Charts and diagrams as code:
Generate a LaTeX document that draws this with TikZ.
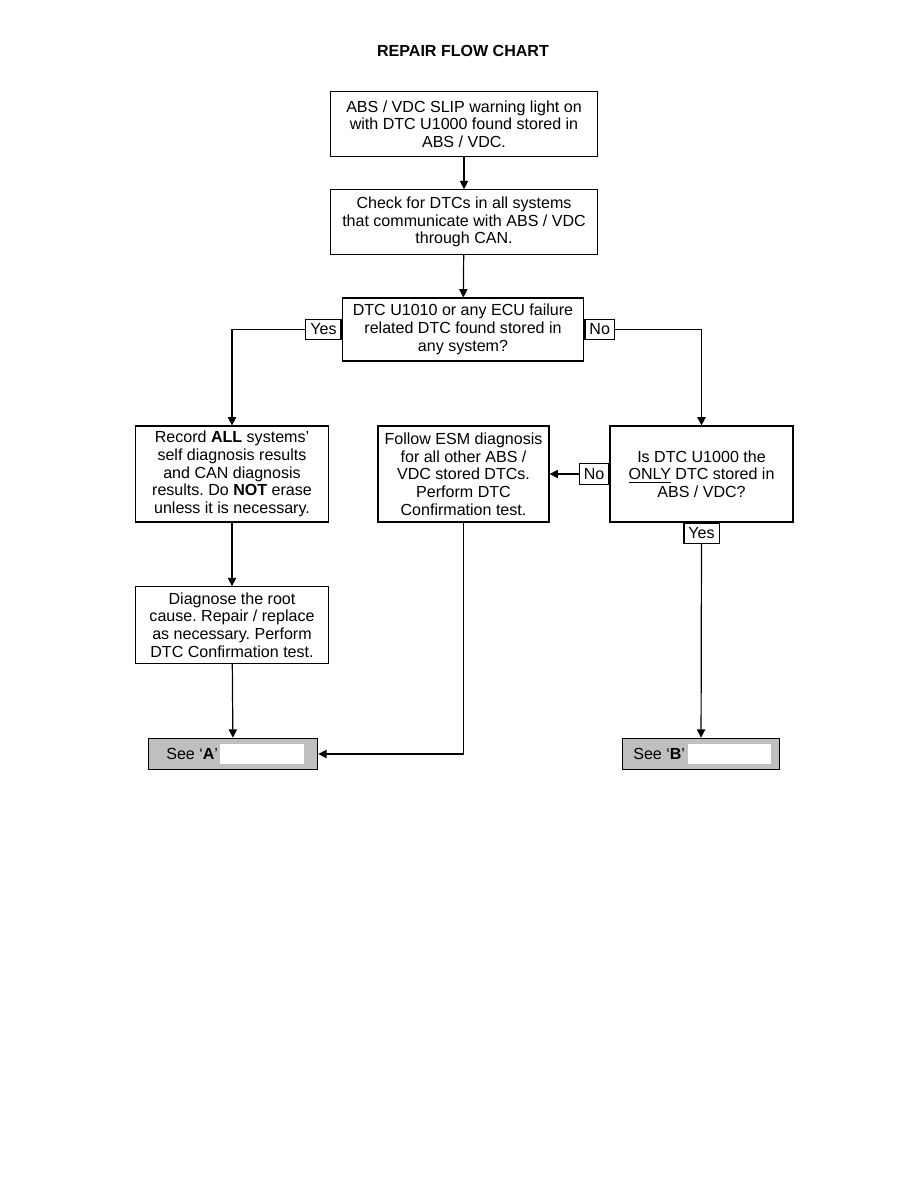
\documentclass[tikz,border=0pt]{standalone}
\usepackage{fontspec}
\setmainfont{Liberation Sans}
\usepackage{tikz}
\usetikzlibrary{arrows.meta, positioning}
\frenchspacing

\tikzset{
  box/.style={draw, line width=0.8pt, align=center, inner sep=2pt,
    font=\fontsize{10.7}{11.8}\selectfont},
  tag/.style={draw, line width=0.8pt, inner xsep=3pt, inner ysep=2pt, minimum height=13.5pt,
    font=\fontsize{10.7}{11.8}\selectfont},
  seebox/.style={draw, line width=0.8pt, fill=gray!50, minimum width=113pt,
    minimum height=21pt},
  flow/.style={line width=0.8pt},
  arr/.style={flow, -{Triangle[length=5.5pt, width=5.5pt]}}
}

\begin{document}
\begin{tikzpicture}[x=0.6667pt, y=-0.6667pt]
    \useasboundingbox (0,0) rectangle (918,1188);

    % Titulo
    \node[font=\fontsize{10.7}{12}\selectfont\bfseries] (title) at (463,51) {REPAIR FLOW CHART};

    % Cajas
    \node[box, minimum width=178pt, minimum height=43pt] (warn) at (464,124)
      {ABS / VDC SLIP warning light on\\ with DTC U1000 found stored in\\ ABS / VDC.};
    \node[box, minimum width=178pt, minimum height=43pt] (check) at (464,222)
      {Check for DTCs in all systems\\ that communicate with ABS / VDC\\ through CAN.};
    \node[box, minimum width=161pt, minimum height=42pt] (anyecu) at (463,329.5)
      {DTC U1010 or any ECU failure\\ related DTC found stored in\\ any system?};
    \node[box, minimum width=129pt, minimum height=64pt] (record) at (232,474)
      {Record \textbf{ALL} systems'\\ self diagnosis results\\ and CAN diagnosis\\ results. Do \textbf{NOT} erase\\ unless it is necessary.};
    \node[box, minimum width=114pt, minimum height=64pt] (esm) at (463.5,474)
      {Follow ESM diagnosis\\ for all other ABS /\\ VDC stored DTCs.\\ Perform DTC\\ Confirmation test.};
    \node[box, minimum width=122pt, minimum height=64pt] (only) at (701.5,474)
      {Is DTC U1000 the\\ \underline{ONLY} DTC stored in\\ ABS / VDC?};
    \node[box, minimum width=129pt, minimum height=51pt] (root) at (232,625)
      {Diagnose the root\\ cause. Repair / replace\\ as necessary. Perform\\ DTC Confirmation test.};

    % Salidas
    \node[seebox] (seeA) at (233,754) {};
    \node[seebox, minimum width=105pt] (seeB) at (701,754) {};
    \fill[white] (220,744) rectangle (304,764);
    \fill[white] (688,744) rectangle (771,764);
    \node[font=\fontsize{10.7}{12}\selectfont, anchor=west] (seeAtxt) at (161,754) {See ‘\textbf{A}’};
    \node[font=\fontsize{10.7}{12}\selectfont, anchor=west] (seeBtxt) at (628,754) {See ‘\textbf{B}’};

    % Etiquetas Yes / No
    \node[tag, anchor=east] (yes1) at (anyecu.west) {Yes};
    \node[tag, anchor=west] (no1) at (anyecu.east) {No};
    \node[tag, anchor=east] (no2) at (only.west) {No};
    \node[tag, anchor=north] (yes2) at (only.south) {Yes};

    % Conectores
    \draw[arr] (warn) -- (check);
    \draw[arr] (check) -- (anyecu);
    \draw[arr] (yes1.west) -| (record.north);
    \draw[arr] (no1.east) -| (only.north);
    \draw[arr] (no2.west) -- (esm.east |- no2.west);
    \draw[arr] (record) -- (root);
    \draw[arr] (root) -- (seeA);
    \draw[arr] (yes2) -- (seeB);
    \draw[arr] (esm.south) |- (seeA.east);
\end{tikzpicture}
\end{document}
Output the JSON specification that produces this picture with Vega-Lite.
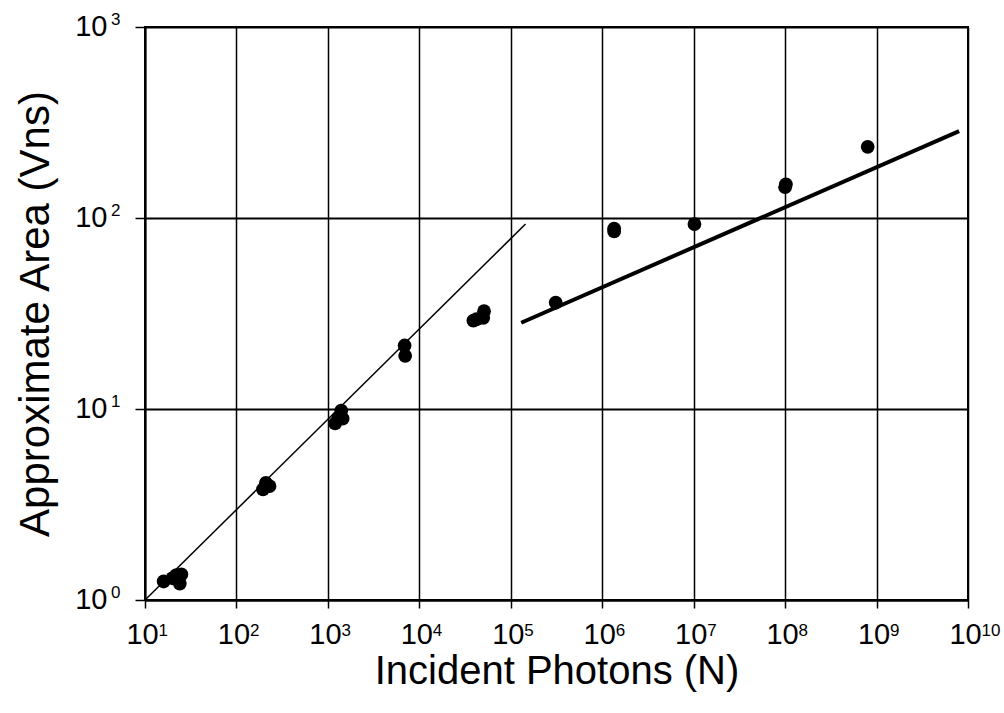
{
  "$schema": "https://vega.github.io/schema/vega-lite/v6.json",
  "width": 823,
  "height": 573,
  "autosize": "none",
  "padding": {"left": 145, "top": 27, "right": 36, "bottom": 113},
  "background": "white",
  "config": {
    "font": "Liberation Sans",
    "view": {"stroke": "black", "strokeWidth": 2},
    "axis": {
      "domainColor": "black",
      "domainWidth": 2,
      "gridColor": "black",
      "gridOpacity": 1,
      "tickColor": "black",
      "tickWidth": 1.5,
      "labelColor": "black",
      "titleColor": "black",
      "labelFont": "Liberation Sans",
      "titleFont": "Liberation Sans",
      "titleFontWeight": "normal",
      "labelFlush": false
    }
  },
  "datasets": {
    "points": [
      {"N": 16, "A": 1.25}, {"N": 20, "A": 1.3}, {"N": 22, "A": 1.35}, {"N": 24, "A": 1.22}, {"N": 25, "A": 1.36},
      {"N": 195, "A": 3.8}, {"N": 210, "A": 4.1}, {"N": 230, "A": 3.95},
      {"N": 1200, "A": 8.4}, {"N": 1300, "A": 9.0}, {"N": 1400, "A": 9.8}, {"N": 1450, "A": 8.9},
      {"N": 6900, "A": 21.5}, {"N": 7000, "A": 19.0},
      {"N": 39000, "A": 29.0}, {"N": 42000, "A": 29.5}, {"N": 51000, "A": 32.5}, {"N": 50000, "A": 30.0},
      {"N": 310000, "A": 36.0},
      {"N": 1350000, "A": 85.0}, {"N": 1350000, "A": 88.0},
      {"N": 10200000, "A": 93.0},
      {"N": 100000000, "A": 145.0}, {"N": 102000000, "A": 150.0},
      {"N": 800000000, "A": 236.0}
    ],
    "fits": [
      {"fit": "low", "N": 10, "A": 1.0},
      {"fit": "low", "N": 145000, "A": 93.0},
      {"fit": "high", "N": 130000, "A": 28.3},
      {"fit": "high", "N": 8000000000, "A": 285.0}
    ]
  },
  "resolve": {"axis": {"x": "independent", "y": "independent"}},
  "layer": [
    {
      "data": {"name": "fits"},
      "mark": {"type": "line", "color": "black", "clip": true},
      "encoding": {
        "x": {
          "field": "N", "type": "quantitative",
          "scale": {"type": "log", "domain": [10, 10000000000], "nice": false},
          "axis": {
            "orient": "bottom",
            "values": [10, 100, 1000, 10000, 100000, 1000000, 10000000, 100000000, 1000000000, 10000000000],
            "labelExpr": "'10'",
            "labelFontSize": 29,
            "labelOffset": -3,
            "labelPadding": 12,
            "tickSize": 8,
            "gridWidth": 1.5,
            "title": "Incident Photons (N)",
            "titleFontSize": 40,
            "titlePadding": 2
          }
        },
        "y": {
          "field": "A", "type": "quantitative",
          "scale": {"type": "log", "domain": [1, 1000], "nice": false},
          "axis": {
            "orient": "left",
            "values": [1, 10, 100, 1000],
            "labelExpr": "'10'",
            "labelFontSize": 29,
            "labelPadding": 28,
            "labelOffset": -1,
            "tickSize": 10,
            "gridWidth": 2,
            "title": "Approximate Area (Vns)",
            "titleFontSize": 42,
            "titlePadding": 17
          }
        },
        "detail": {"field": "fit"},
        "strokeWidth": {
          "field": "fit", "type": "nominal",
          "scale": {"domain": ["low", "high"], "range": [1.5, 4]},
          "legend": null
        }
      }
    },
    {
      "data": {"name": "points"},
      "mark": {"type": "circle", "color": "black", "opacity": 1, "size": 190},
      "encoding": {
        "x": {
          "field": "N", "type": "quantitative",
          "axis": {
            "orient": "bottom",
            "values": [10, 100, 1000, 10000, 100000, 1000000, 10000000, 100000000, 1000000000, 10000000000],
            "labelExpr": "'' + round(log(datum.value)/LN10)",
            "labelFontSize": 17,
            "labelAlign": "left",
            "labelOffset": 13,
            "labelPadding": 22,
            "labelOverlap": false,
            "grid": false,
            "domain": false,
            "ticks": false,
            "title": null
          }
        },
        "y": {
          "field": "A", "type": "quantitative",
          "axis": {
            "orient": "left",
            "values": [1, 10, 100, 1000],
            "labelExpr": "'' + round(log(datum.value)/LN10)",
            "labelFontSize": 17,
            "labelPadding": 25,
            "labelOffset": -8,
            "labelOverlap": false,
            "grid": false,
            "domain": false,
            "ticks": false,
            "title": null
          }
        }
      }
    }
  ]
}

Work to complete:
Restate only the lines running from the start of the material above through the line containing "(title) at (463,51)", ends included. No pictures.

Solution:
Generate a LaTeX document that draws this with TikZ.
\documentclass[tikz,border=0pt]{standalone}
\usepackage{fontspec}
\setmainfont{Liberation Sans}
\usepackage{tikz}
\usetikzlibrary{arrows.meta, positioning}
\frenchspacing

\tikzset{
  box/.style={draw, line width=0.8pt, align=center, inner sep=2pt,
    font=\fontsize{10.7}{11.8}\selectfont},
  tag/.style={draw, line width=0.8pt, inner xsep=3pt, inner ysep=2pt, minimum height=13.5pt,
    font=\fontsize{10.7}{11.8}\selectfont},
  seebox/.style={draw, line width=0.8pt, fill=gray!50, minimum width=113pt,
    minimum height=21pt},
  flow/.style={line width=0.8pt},
  arr/.style={flow, -{Triangle[length=5.5pt, width=5.5pt]}}
}

\begin{document}
\begin{tikzpicture}[x=0.6667pt, y=-0.6667pt]
    \useasboundingbox (0,0) rectangle (918,1188);

    % Titulo
    \node[font=\fontsize{10.7}{12}\selectfont\bfseries] (title) at (463,51) {REPAIR FLOW CHART};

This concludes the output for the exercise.